Because they rely on patterns, they sometimes guess wrong or get confused, especially on cluttered websites or poorly named files. This is why good systems include limits: a maximum number of steps, a restricted set of actions and clear boundaries on which apps or folders they can touch.

Choosing safe and sensible uses to start with

If you are curious but cautious, start with tasks where mistakes are annoying but not harmful. Avoid anything connected to banking, health records, identity documents or live customer accounts until you fully understand the settings and risks.

Good starter areas are your own notes, non-sensitive documents, public websites and basic planning tasks. Treat early experiments like practice flights: small scope, plenty of supervision and a clear way to undo changes if needed.

Practical ways to keep AI agents under control

Browser automation screenshot
Browser automation screenshot. Photo by Brett Wharton on Unsplash.

You do not need to be technical to use agents safely. A few habits make a big difference to your comfort and privacy.

  • Use “view first, apply later” modes:whenever possible, let the agent propose changes in a draft or preview, then approve them in one click.
  • Limit folders and accounts:give access only to specific directories or demo accounts, especially at the beginning.
  • Set clear time and step limits:some systems let you cap the number of actions per run, which reduces the chance of wandering behaviour.
  • Review logs:choose tools that show a simple history of what the agent clicked, opened or changed.

If a system does not let you see what it did, or makes it hard to stop or undo actions, that is a sign to pause and reconsider using it for anything important.

Writing effective instructions for small digital chores

Like other AI systems, agents depend heavily on how you describe the task. A vague instruction like “clean my files” is risky and unpredictable. A clear, narrow request leads to safer and more useful results.

Here are some patterns you can adapt:

  • For email:“Scan the last 7 days of emails in this folder. Group newsletters by sender, keep only the most recent one for each, and draft a list of suggested unsubscribes for me to review.”
  • For files:“Look in the ‘Downloads/Receipts’ folder only.
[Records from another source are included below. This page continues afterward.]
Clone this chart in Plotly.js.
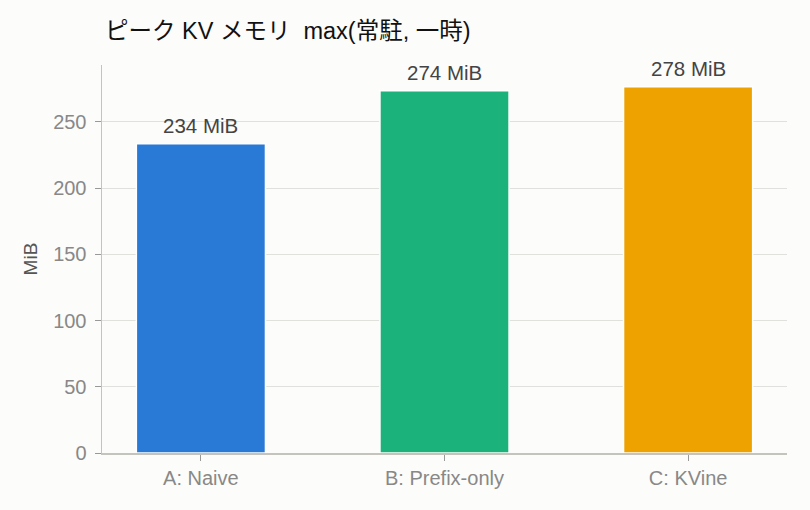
<!DOCTYPE html>
<html>
<head>
<meta charset="utf-8">
<script src="https://cdn.plot.ly/plotly-3.0.1.min.js"></script>
<style>
  html, body { margin: 0; padding: 0; background: #fcfcfa; }
  #chart { width: 810px; height: 510px; }
</style>
</head>
<body>
<div id="chart"></div>
<script>
// chart data
const categories = ["A: Naive", "B: Prefix-only", "C: KVine"];
const peakMiB = [233.5, 273.5, 276.5];
const barLabels = ["234 MiB", "274 MiB", "278 MiB"];
const barColors = ["#2979d6", "#1cb27b", "#eea200"];
const yTicks = [0, 50, 100, 150, 200, 250];

const fontFamily = "'Liberation Sans', 'Noto Sans CJK JP', sans-serif";

const trace = {
  type: "bar",
  x: categories,
  y: peakMiB,
  marker: { color: barColors, line: { color: "#ffffff", width: 1.5 } },
  width: 0.53,
  hoverinfo: "none",
};

// value labels above the bars
const labelNotes = categories.map((c, i) => ({
  x: c,
  y: peakMiB[i],
  text: barLabels[i],
  showarrow: false,
  xanchor: "center",
  yanchor: "bottom",
  yshift: 5,
  font: { family: fontFamily, size: 20.5, color: "#444" },
}));

const layout = {
  width: 810,
  height: 510,
  paper_bgcolor: "#fcfcfa",
  plot_bgcolor: "#fcfcfa",
  margin: { l: 102, r: 23, t: 65, b: 57 },
  font: { family: fontFamily, color: "#888" },
  title: {
    text: "ピーク KV メモリ  max(常駐, 一時)",
    x: 0,
    xref: "paper",
    xanchor: "left",
    y: 1,
    yref: "container",
    yanchor: "top",
    pad: { t: 23, l: 3 },
    font: { family: fontFamily, size: 23.5, color: "#111" },
  },
  annotations: labelNotes,
  xaxis: {
    range: [-0.406, 2.406],
    showline: true,
    linecolor: "#c4c4bd",
    linewidth: 1.5,
    ticks: "outside",
    ticklen: 6,
    tickcolor: "#999",
    tickfont: { size: 20, color: "#888" },
    showgrid: false,
    zeroline: false,
  },
  yaxis: {
    range: [0, 293],
    tickvals: yTicks,
    showline: true,
    linecolor: "#c4c4bd",
    linewidth: 1.5,
    ticks: "outside",
    ticklen: 6,
    tickcolor: "#999",
    tickfont: { size: 20, color: "#888" },
    ticklabelstandoff: 4,
    gridcolor: "#e0e0dc",
    gridwidth: 1,
    zeroline: false,
    title: { text: "MiB", font: { size: 19, color: "#555" }, standoff: 10 },
  },
  showlegend: false,
};

Plotly.newPlot("chart", [trace], layout, { displayModeBar: false, staticPlot: true });
</script>
</body>
</html>
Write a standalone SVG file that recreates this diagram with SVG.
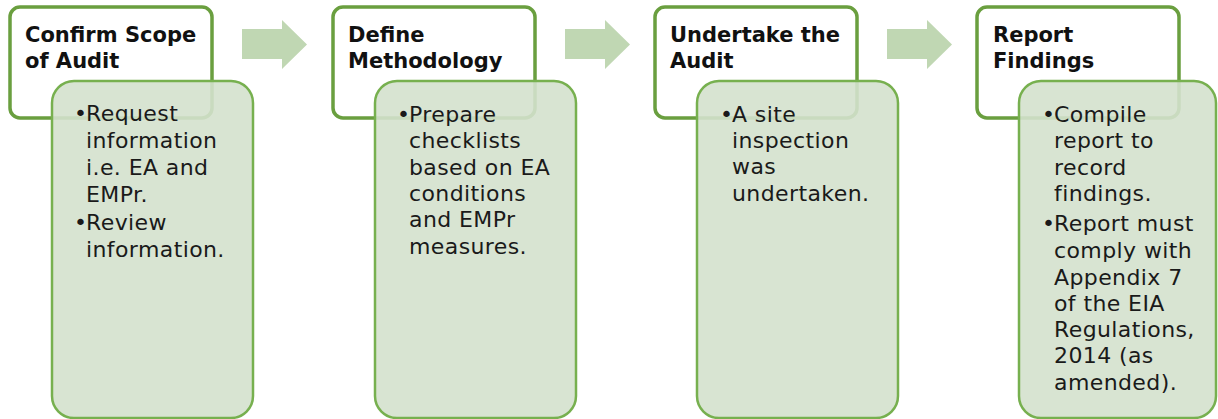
<svg xmlns="http://www.w3.org/2000/svg" width="1218" height="419" viewBox="0 0 1218 419">
<style>
.top{fill:#ffffff;stroke:#6a9f3f;stroke-width:3.5}
.sub{fill:#d4e1cd;fill-opacity:0.9;stroke:#77b04f;stroke-width:2.5}
.arrow{fill:#c0d7b3}
.title{font-family:"DejaVu Sans",sans-serif;font-weight:bold;font-size:21px;letter-spacing:0px;fill:#111111}
.body{font-family:"DejaVu Sans",sans-serif;font-size:22px;letter-spacing:0.4px;fill:#1a1a1a}
</style>
<defs>
<path id="arr" d="M0,9 H40 V0 L65,24.5 L40,49 V39 H0 Z"/>
</defs>
<g id="connectors">
<use href="#arr" class="arrow" x="242" y="20"/>
<use href="#arr" class="arrow" x="565" y="20"/>
<use href="#arr" class="arrow" x="887" y="20"/>
</g>
<g id="node1">
<rect class="top" x="10" y="7" width="202" height="111" rx="10"/>
<text class="title" x="25" y="42">Confirm Scope</text>
<text class="title" x="25" y="68">of Audit</text>
<rect class="sub" x="52" y="81" width="201" height="337" rx="22"/>
<text class="body" x="74" y="121">•</text>
<text class="body" x="86" y="121">Request</text>
<text class="body" x="86" y="148">information</text>
<text class="body" x="86" y="175">i.e. EA and</text>
<text class="body" x="86" y="202">EMPr.</text>
<text class="body" x="74" y="230">•</text>
<text class="body" x="86" y="230">Review</text>
<text class="body" x="86" y="257">information.</text>
</g>
<g id="node2">
<rect class="top" x="333" y="7" width="202" height="111" rx="10"/>
<text class="title" x="348" y="42">Define</text>
<text class="title" x="348" y="68">Methodology</text>
<rect class="sub" x="375" y="81" width="201" height="337" rx="22"/>
<text class="body" x="397" y="122">•</text>
<text class="body" x="409" y="122">Prepare</text>
<text class="body" x="409" y="148">checklists</text>
<text class="body" x="409" y="175">based on EA</text>
<text class="body" x="409" y="201">conditions</text>
<text class="body" x="409" y="227">and EMPr</text>
<text class="body" x="409" y="254">measures.</text>
</g>
<g id="node3">
<rect class="top" x="655" y="7" width="202" height="111" rx="10"/>
<text class="title" x="670" y="42">Undertake the</text>
<text class="title" x="670" y="68">Audit</text>
<rect class="sub" x="697" y="81" width="201" height="337" rx="22"/>
<text class="body" x="720" y="122">•</text>
<text class="body" x="732" y="122">A site</text>
<text class="body" x="732" y="148">inspection</text>
<text class="body" x="732" y="174">was</text>
<text class="body" x="732" y="201">undertaken.</text>
</g>
<g id="node4">
<rect class="top" x="977" y="7" width="202" height="111" rx="10"/>
<text class="title" x="993" y="42">Report</text>
<text class="title" x="993" y="68">Findings</text>
<rect class="sub" x="1019" y="81" width="197" height="337" rx="22"/>
<text class="body" x="1042" y="122">•</text>
<text class="body" x="1054" y="122">Compile</text>
<text class="body" x="1054" y="148">report to</text>
<text class="body" x="1054" y="175">record</text>
<text class="body" x="1054" y="201">findings.</text>
<text class="body" x="1042" y="231">•</text>
<text class="body" x="1054" y="231">Report must</text>
<text class="body" x="1054" y="258">comply with</text>
<text class="body" x="1054" y="285">Appendix 7</text>
<text class="body" x="1054" y="311">of the EIA</text>
<text class="body" x="1054" y="337">Regulations,</text>
<text class="body" x="1054" y="363">2014 (as</text>
<text class="body" x="1054" y="390">amended).</text>
</g>
</svg>
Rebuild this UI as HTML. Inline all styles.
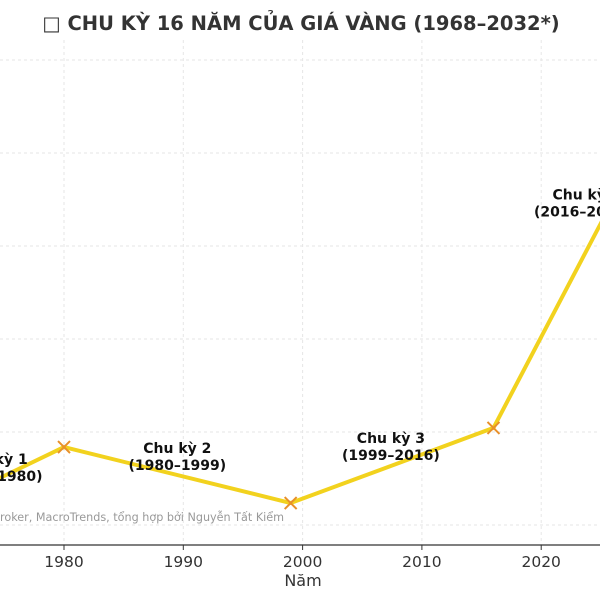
<!DOCTYPE html>
<html><head><meta charset="utf-8"><style>
body{margin:0;background:#fff;}
svg{display:block;font-family:"DejaVu Sans","Liberation Sans",sans-serif;}
</style></head><body>
<svg id="chart" width="600" height="600">
<text x="301" y="30" text-anchor="middle" font-size="19.5" font-weight="bold" fill="#333">□ CHU KỲ 16 NĂM CỦA GIÁ VÀNG (1968–2032*)</text>
<g id="grid"></g><g id="axis"></g><g id="series"></g><g id="labels"></g>
<text x="0" y="521" font-size="11.2" fill="#999">roker, MacroTrends, tổng hợp bởi Nguyễn Tất Kiểm</text>
<text x="303" y="586" text-anchor="middle" font-size="16" fill="#333">Năm</text>
</svg>
<script>
const years=[1968,1980,1999,2016,2032];
const values=[48,419,118,522,2478];
const markerYears=[1980,1999,2016];
const markerValues=[419,118,522];
const xTicks=[1980,1990,2000,2010,2020];
const yGrid=[0,500,1000,1500,2000,2500];
const cycleLabels=[["Chu kỳ 1","(1968–1980)",1974.1,328],["Chu kỳ 2","(1980–1999)",1989.5,387],["Chu kỳ 3","(1999–2016)",2007.4,441],["Chu kỳ 4","(2016–2032*)",2023.8,1750]];
const NS="http://www.w3.org/2000/svg";
const X=y=>64+(y-1980)*11.93;
const Y=v=>525-v*93/500;
function mk(t,a,p){const e=document.createElementNS(NS,t);for(const k in a)e.setAttribute(k,a[k]);p.appendChild(e);return e;}
const grid=document.getElementById('grid'),axis=document.getElementById('axis'),series=document.getElementById('series'),labels=document.getElementById('labels');
yGrid.forEach(v=>{const l=mk('line',{x1:0,x2:600,y1:Y(v),y2:Y(v),stroke:'#e6e6e6','stroke-dasharray':'3,3'},grid);

});
xTicks.forEach(t=>{const l=mk('line',{x1:X(t),x2:X(t),y1:40,y2:545,stroke:'#e6e6e6','stroke-dasharray':'3,3'},grid);


const tk=mk('line',{x1:X(t),x2:X(t),y1:545,y2:550,stroke:'#333'},axis);


const tx=mk('text',{x:X(t),y:567,'text-anchor':'middle','font-size':15.5,fill:'#333'},axis);tx.textContent=t;

});
const ax=mk('line',{x1:0,x2:600,y1:545,y2:545,stroke:'#333','stroke-width':1.2},axis);


const pl=mk('polyline',{points:years.map((y,i)=>X(y)+','+Y(values[i])).join(' '),fill:'none',stroke:'#f2d21e','stroke-width':4,'stroke-linejoin':'round'},series);


markerYears.forEach((y,i)=>{const cx=X(y),cy=Y(markerValues[i]),s=6;
const g=mk('path',{d:`M${cx-s},${cy-s}L${cx+s},${cy+s}M${cx-s},${cy+s}L${cx+s},${cy-s}`,stroke:'#e8902a','stroke-width':2},series);

});
cycleLabels.forEach(c=>{const t=mk('text',{x:X(c[2]),y:Y(c[3]),'text-anchor':'middle','font-size':14,'font-weight':'bold',fill:'#111'},labels);
mk('tspan',{x:X(c[2]),dy:0},t).textContent=c[0];
mk('tspan',{x:X(c[2]),dy:17},t).textContent=c[1];

});
</script>
</body></html>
Rename each PDF to ‘StoreName YYYY-MM-DD Amount’, but do not delete or move any files. Show me a list of old name to new name pairs to confirm.”
  • For research:“From the open browser tabs only, extract the main pros and cons of each service mentioned. Put them in a simple markdown table with columns: service, strengths, weaknesses.”

The structure is similar each time: specify exactly where the agent may act, what it should do and what it must not do, then ask for a summary or draft for you to confirm.

Privacy questions you should always ask

Because many AI services run on remote servers, it is worth pausing before you connect them to anything sensitive. Data handling rules and storage practices can vary between providers and may change over time.

Before you rely on an agent, check what kind of data it sends to the cloud, how long that data is stored, whether it is used to improve models by default and how you can delete stored information. When in doubt, keep it away from financial details, confidential work documents and private communications.

Knowing when an AI agent is the wrong choice

Not every task is a good fit for automation. Situations that depend on subtle judgement, complex trade offs, emotional nuance or legal consequences are better handled by people, with AI limited to background research or drafting.

If a mistake would be difficult or impossible to fix, or if it affects someone else’s rights, reputation or wellbeing, treat AI as a helper for options and information, not as a decision maker or direct actor.

Building calm habits as these systems evolve

AI agents will likely become more capable and more common in the next few years. The most helpful approach is to stay curious without rushing. Learn through small experiments, keep your most sensitive data separate and choose tools that make their actions visible.

Used this way, agents can quietly handle small digital chores in the background, so you can spend more time on work and relationships that really need your attention.